If you are using stable profiles, you might want to verify if you are already running a kernel with devtmpfs support enabled. Why? Well, currently you might not need it, but the upcoming openrc/udev packages require it and they currently do not fail at install time if you have it enabled or not. As a result, upgrading these packages might give you a system that might fail to boot (if you have no initramfs but separate /usr partition) or gives many errors (if you have an initramfs).
To verify if it is enabled, check your kernel configuration:
# zgrep DEVTMPFS /proc/config.gz
# CONFIG_DEVTMPFS is not set
If you get the output as described above, best update your kernel configuration to include it. The second devtmpfs-related option (to automatically mount it on /dev) is not needed afaik.
And for those that have been with Gentoo for a while – devtmpfs is not devfs. Well, it is. But it isn’t. Somewhat. Oh well, there’s discussion on that which I’m not going to elaborate on. Safe to say that we’re getting older if we start feeling “Been there, done that, got the t-shirt” ;-)
Edit: as Robin mentioned in the comments, the udev ebuild does check at it. However, it doesn’t fail an installation so you could miss the message. Apologies for the lies, Robin ;-) Post updated.

I’ve been here long enough to remember devfs indeed, and what was there before that. Now, where do I get the tshirt, seriously? :P
I enabled it on my stable gentoo some days ago. So I think the openrc build using it is already in stable, and it displays an error if the kernel does not have the right option.
(But you can easily miss the error because I think it’s not fatal, so it’s hidden in the output)
% zgrep DEVTMPFS /proc/config.gz
CONFIG_DEVTMPFS=y
# CONFIG_DEVTMPFS_MOUNT is not set
Does the second one matter?
Do I need to enable the CONFIG_DEVTMPFS_MOUNT option as well?
“Why? Well, currently you might not need it, but the upcoming openrc/udev packages require it and they currently do not check at install time if you have it enabled or not.”

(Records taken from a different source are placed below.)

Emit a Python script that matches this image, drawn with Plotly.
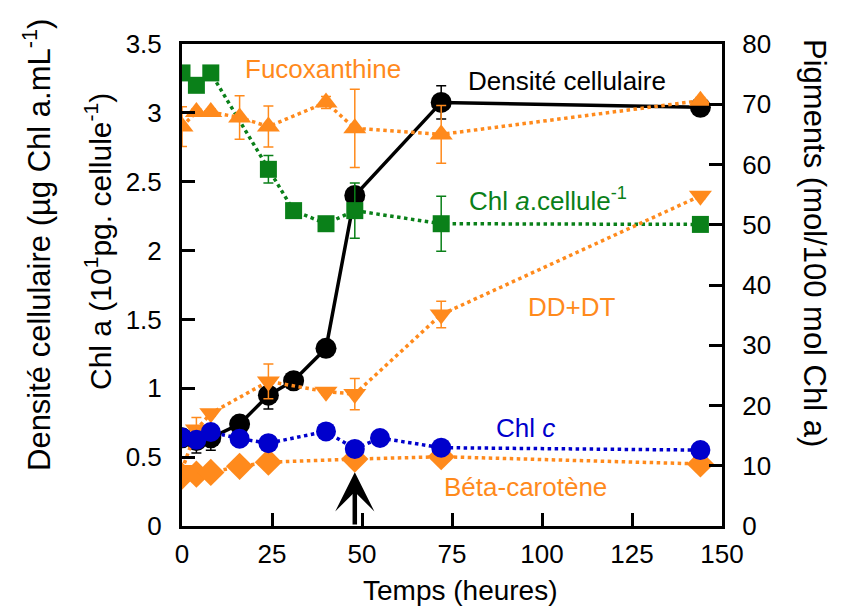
import plotly.graph_objects as go

# ---------------- data ----------------
time_cell = [0, 4, 8, 16, 24, 31, 40, 48, 72, 144]
cell_density = [0.64, 0.62, 0.64, 0.74, 0.95, 1.055, 1.29, 2.40, 3.076, 3.04]
cell_err = [0.04, 0.09, 0.09, 0.03, 0.10, 0.02, 0.02, 0.04, 0.12, 0.02]

time_chla = [0, 4, 8, 24, 31, 40, 48, 72, 144]
chla_cell = [3.29, 3.20, 3.29, 2.59, 2.29, 2.195, 2.29, 2.195, 2.19]
chla_err = [0, 0, 0, 0.10, 0, 0, 0.20, 0.20, 0]

time_fuco = [0, 4, 8, 16, 24, 40, 48, 72, 144]
fucoxanthine = [66.3, 68.7, 68.7, 67.8, 66.3, 70.3, 66.0, 65.0, 70.6]
fuco_err = [3.3, 0.5, 0.5, 3.6, 3.4, 1.0, 6.5, 4.8, 0.5]

time_dd = [0, 4, 8, 24, 40, 48, 72, 144]
dd_dt = [9.3, 16.0, 18.7, 24.0, 22.3, 21.9, 35.1, 54.8]
dd_err = [0.5, 2.0, 0.5, 2.9, 0.5, 2.6, 2.2, 0.5]

time_chlc = [0, 4, 8, 16, 24, 40, 48, 55, 72, 144]
chl_c = [14.7, 14.3, 15.6, 14.5, 13.75, 15.7, 12.8, 14.6, 13.0, 12.6]

time_bcar = [0, 4, 8, 16, 24, 48, 72, 144]
beta_carotene = [8.3, 8.6, 8.9, 9.9, 10.6, 11.1, 11.5, 10.3]

x_ticks = [0, 25, 50, 75, 100, 125, 150]
y_left_ticks = [0, 0.5, 1, 1.5, 2, 2.5, 3, 3.5]
y_left_labels = ["0", "0.5", "1", "1.5", "2", "2.5", "3", "3.5"]
y_right_ticks = [0, 10, 20, 30, 40, 50, 60, 70, 80]

# ---------------- style ----------------
ORANGE = "#FF8A1C"
GREEN = "#0A8019"
BLUE = "#0000CC"
BLACK = "#000000"
FONT = "Liberation Sans, Arial, sans-serif"

fig = go.Figure()

def err(vals, color):
    return dict(type="data", array=vals, visible=True, color=color, thickness=1.5, width=5)

# Left-axis series
fig.add_trace(go.Scatter(
    x=time_cell, y=cell_density, mode="lines+markers",
    line=dict(color=BLACK, width=3.5),
    marker=dict(symbol="circle", size=21, color=BLACK),
    error_y=err(cell_err, BLACK), showlegend=False))

fig.add_trace(go.Scatter(
    x=time_chla, y=chla_cell, mode="lines+markers",
    line=dict(color=GREEN, width=3.5, dash="dot"),
    marker=dict(symbol="square", size=17, color=GREEN),
    error_y=err(chla_err, GREEN), showlegend=False))

# Right-axis series
fig.add_trace(go.Scatter(
    x=time_fuco, y=fucoxanthine, yaxis="y2", mode="lines+markers",
    line=dict(color=ORANGE, width=3.5, dash="dot"),
    marker=dict(symbol="triangle-up", size=20, color=ORANGE),
    error_y=err(fuco_err, ORANGE), showlegend=False))

fig.add_trace(go.Scatter(
    x=time_dd, y=dd_dt, yaxis="y2", mode="lines+markers",
    line=dict(color=ORANGE, width=3.5, dash="dot"),
    marker=dict(symbol="triangle-down", size=20, color=ORANGE),
    error_y=err(dd_err, ORANGE), showlegend=False))

fig.add_trace(go.Scatter(
    x=time_bcar, y=beta_carotene, yaxis="y2", mode="lines+markers",
    line=dict(color=ORANGE, width=3.5, dash="dot"),
    marker=dict(symbol="diamond", size=21, color=ORANGE),
    showlegend=False))

fig.add_trace(go.Scatter(
    x=time_chlc, y=chl_c, yaxis="y2", mode="lines+markers",
    line=dict(color=BLUE, width=3.5, dash="dot"),
    marker=dict(symbol="circle", size=20, color=BLUE),
    showlegend=False))

# ---------------- annotations ----------------
ann = []
def label(text, x, y, color, size=26):
    ann.append(dict(text=text, x=x, y=y, xref="x", yref="y", showarrow=False,
                    font=dict(color=color, size=size, family=FONT),
                    xanchor="center", yanchor="middle"))

label("Fucoxanthine", 39.2, 3.32, ORANGE)
label("Densité cellulaire", 106.9, 3.23, BLACK)
label("Chl <i>a</i>.cellule<sup>-1</sup>", 101.7, 2.37, GREEN)
label("DD+DT", 108.3, 1.587, ORANGE)
label("Chl <i>c</i>", 95.3, 0.713, BLUE)
label("Béta-carotène", 95.3, 0.284, ORANGE)

# arrow at 48 h
ann.append(dict(x=48, y=0.39, ax=48, ay=0, xref="x", yref="y", axref="x", ayref="y",
                text="", showarrow=True, arrowhead=3, arrowsize=1.45, arrowwidth=4.5,
                arrowcolor=BLACK))

# axis titles
PX_L, PX_R, PY_T, PY_B = 182, 722, 44, 526
def px2paper(px, py):
    return (px - PX_L) / (PX_R - PX_L), (PY_B - py) / (PY_B - PY_T)

for text, px, py, ang, size in [
    ("Densité cellulaire (µg Chl a.mL<sup>-1</sup>)", 37, 245, -90, 31),
    ("Chl a (10<sup>1</sup>pg. cellule<sup>-1</sup>)", 98, 242, -90, 30),
    ("Pigments (mol/100 mol Chl a)", 815, 243, 90, 31),
    ("Temps (heures)", 460, 590, 0, 28),
]:
    xp, yp = px2paper(px, py)
    ann.append(dict(text=text, x=xp, y=yp, xref="paper", yref="paper", showarrow=False,
                    textangle=ang, xanchor="center", yanchor="middle",
                    font=dict(size=size, color=BLACK, family=FONT)))

axis_common = dict(showline=True, linecolor=BLACK, linewidth=3, ticks="inside",
                   ticklen=13, tickwidth=3, tickcolor=BLACK, showgrid=False,
                   zeroline=False, tickfont=dict(size=26, color=BLACK, family=FONT))

fig.update_layout(
    width=842, height=609,
    margin=dict(l=PX_L, r=842 - PX_R, t=PY_T, b=609 - PY_B),
    paper_bgcolor="white", plot_bgcolor="white",
    font=dict(family=FONT, color=BLACK),
    xaxis=dict(range=[0, 150], tickvals=x_ticks, mirror=True,
               ticklabelstandoff=3, **axis_common),
    yaxis=dict(range=[0, 3.5], tickvals=y_left_ticks, ticktext=y_left_labels,
               ticklabelstandoff=12, **axis_common),
    yaxis2=dict(range=[0, 80], tickvals=y_right_ticks, overlaying="y", side="right",
                ticklabelstandoff=12, **axis_common),
    annotations=ann,
    showlegend=False,
)

fig.write_html("out.html", config={"displayModeBar": False},
               post_script="document.body.style.margin='0';")
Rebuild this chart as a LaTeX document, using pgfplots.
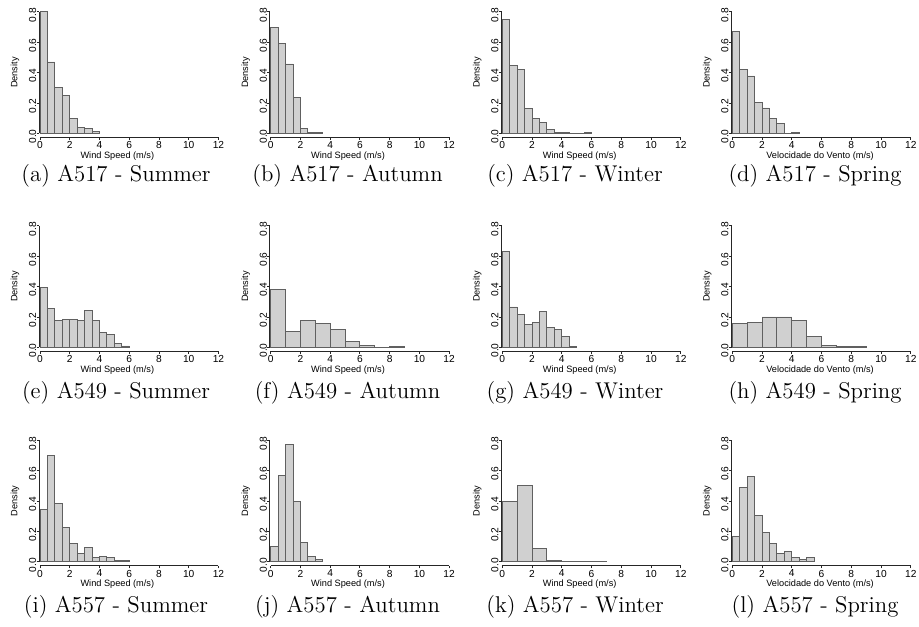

That’s complete BS. It has been checked for more than 2 months at this point.
Current version:
http://sources.gentoo.org/cgi-bin/viewvc.cgi/gentoo-x86/sys-fs/udev/udev-182-r2.ebuild?revision=1.3&view=markup#l83
Where it was introduced:
http://sources.gentoo.org/cgi-bin/viewvc.cgi/gentoo-x86/sys-fs/udev/udev-180.ebuild?hideattic=0&revision=1.1&view=markup#l68
https://bugs.gentoo.org/show_bug.cgi?id=103878#c29
Yea, if you don’t have this option enabled into kernel, udev installs fine but fails o start during boot process…. Very annoying :/
This should have been a build failure, I wasted quite some time yesterday to fix my broken system.
Or you should make it easer for users to see these messages. Mine get lost in lots of useless output saying running autotools or applying patches…
obf, unless there’s some option to explicitly disable it (which certainly isn’t used by default), Portage does print all the important stuff after everything has been done, if you missed that or somehow disabled it, that’s your problem. Also I believe –quiet-build=y makes it not print build log of course, you are then expected to read logs on failure yourself, something which might be too hard for obf.
Well, I have CONFIG_DEVTMPFS=y and CONFIG_DEVTMPFS_MOUNT=y in my live kernel, as indicated by zgrep’ing /proc/config.gz, but udev ebuild still claims it’s not enabled in the kernel, and udev fails. WTH? Something more need to be done? Is eudev ready for prime time yet because I’m REALLY sick of udev always breaking my system randomly for no good reason
If the ebuild fails, then check if your /usr/src/linux is pointing to the sources that contain the configuration (so /proc/config.gz and /usr/src/linux/.config should match). If udev itself fails however, you might need to give some more details (error and such).